I'm planning to build a 10x8 shed that will house the pipework and electrical equipment for a new well I recently had drilled. I would like the shed to sit on a concrete slab just for the quality of life it provides. My well contractor suggested that I pour the slab first, leaving 1x1 holes roughly 1' in from the corners where I can run pipework through afterwards.

  • Once the slab is finished with the holes, does it compromise the integrity of slab if I were to dig out the dirt between the hole and the edge of the slab to run the pipes?
  • How best to fill/pack dirt back in after the pipes are put in place? Should I fill the holes with concrete, or just pack in gravel to be flush with the surface of the slab?

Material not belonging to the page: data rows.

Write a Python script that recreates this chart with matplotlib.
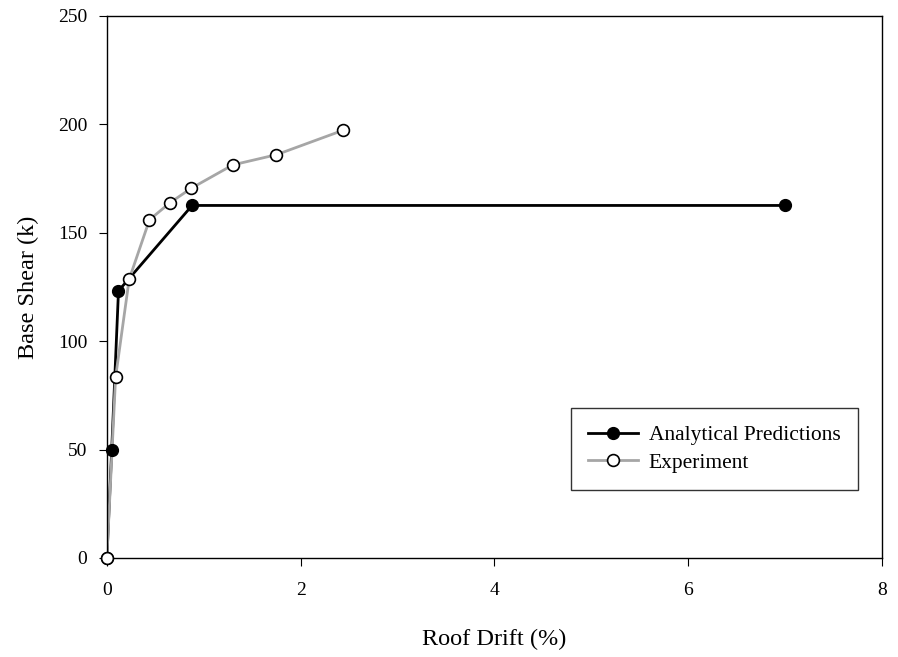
import numpy as np
from matplotlib import pyplot as plt

plt.rcParams['font.family'] = ['Liberation Serif', 'DejaVu Serif']

# Analytical predictions
drift_pred = [0.0, 0.05, 0.12, 0.88, 7.0]
shear_pred = [0.0, 49.8, 123.2, 162.6, 162.6]

# Experiment
drift_exp = [0.0, 0.09, 0.23, 0.44, 0.65, 0.87, 1.30, 1.75, 2.44]
shear_exp = [0.0, 83.3, 128.5, 156.0, 163.8, 170.5, 181.3, 186.0, 197.3]


def plot_pushover(fname='out.png'):

    fig = plt.figure(figsize=(8.98, 6.57), dpi=100)
    ax = fig.add_axes([0.119, 0.1507, 0.863, 0.825])

    # lines first, markers on top
    ax.plot(drift_pred, shear_pred, color='black', lw=2, zorder=2)
    ax.plot(drift_exp, shear_exp, color='#a6a6a6', lw=2, zorder=2.5)
    ax.plot(drift_pred, shear_pred, ls='none', marker='o', ms=8.5,
            mfc='black', mec='black', zorder=3, clip_on=False)
    ax.plot(drift_exp, shear_exp, ls='none', marker='o', ms=8.5,
            mfc='white', mec='black', mew=1.2, zorder=4, clip_on=False)

    # legend handles
    ax.plot([], [], color='black', lw=2, marker='o', ms=8.5, mfc='black',
            mec='black', label='Analytical Predictions')
    ax.plot([], [], color='#a6a6a6', lw=2, marker='o', ms=8.5, mfc='white',
            mec='black', mew=1.2, label='Experiment')

    #Formatting
    fs = 14
    ax.set_xlim(0, 8)
    ax.set_ylim(0, 250)
    ax.set_xticks([0, 2, 4, 6, 8])
    ax.set_yticks([0, 50, 100, 150, 200, 250])
    ax.set_xlabel('Roof Drift (%)', fontsize=17.5, labelpad=22)
    ax.set_ylabel('Base Shear (k)', fontsize=17.5, labelpad=14)
    ax.tick_params(axis='both', direction='out', length=6, labelsize=fs,
                   top=False, right=False)
    ax.tick_params(axis='x', pad=11)
    ax.tick_params(axis='y', pad=8)
    for s in ax.spines.values():
        s.set_linewidth(1)

    leg = ax.legend(loc='lower left', bbox_to_anchor=(0.599, 0.125),
                    borderaxespad=0, fontsize=15.5, frameon=True,
                    fancybox=False, edgecolor='black', borderpad=0.8,
                    handlelength=2.3, handletextpad=0.5, labelspacing=0.35)
    leg.get_frame().set_linewidth(1)

    plt.savefig(fname, dpi=100)


plot_pushover()
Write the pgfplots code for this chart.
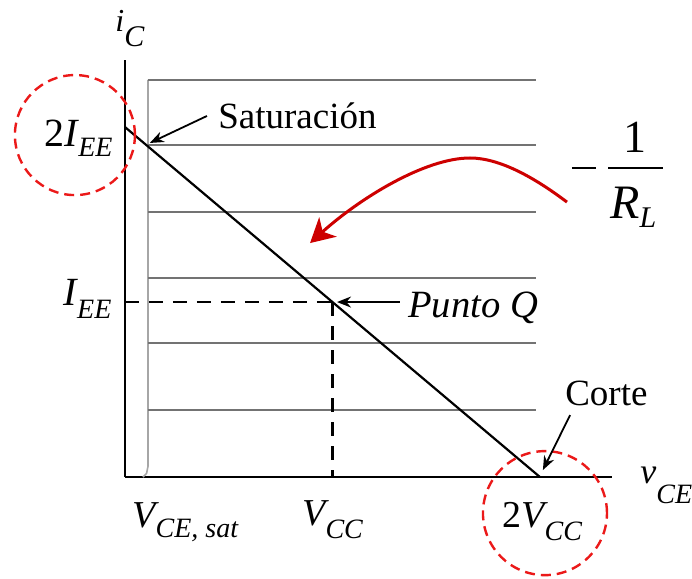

Rough drawing of what it'll be like: enter image description here

  • Run rope through the pipes befire burying and concreting.
    – Solar Mike
    Jun 1, 2019 at 5:51

2 Answers 2


You could use large Schedule 40 PVC as conduit for the pipes. You'd use large radius bends. Will the pipes be PEX or copper? I think soft copper could be fed through a large radius bend and I am sure PEX could be. This would make replacing piping much easier if you ever needed to replace the piping under the slab.

  • The pipe is going to be poly pipe, so it should be very easy to work with. There will also be an electrical conduit going to the wellhead. I suppose that doesn't need to be in the slab; it can run down the side of the building.
    – atanamir
    May 31, 2019 at 23:55
  • Could you be more specific in your term "poly" pipe? Jun 1, 2019 at 1:54
  • How large conduit are you thinking? 2" or bigger?
    – JPhi1618
    Jun 1, 2019 at 3:13
  • 250PSI rated polyethylene 1-1/4" CTS pipe
    – atanamir
    Jun 1, 2019 at 3:25
  • I am not familiar with the bending properties of 1-1/4" CTS pipe. I suppose normally it goes more or less straight from a water main to a meter in a box or can in the ground and is direct burial. Using PVC as a conduit might not be feasible. Jun 1, 2019 at 10:17

Yes, openings that large and so near the edges will compromise the slab's strength. It will be difficult to support the adjacent corners after excavation in a reliable way and they are much more likely to crack loose. I would install extra rebar or mesh through those areas to make the slab edge essentially self-supporting.

How you fill the openings later is totally up to you. I'd use washed rock if available, otherwise gravel.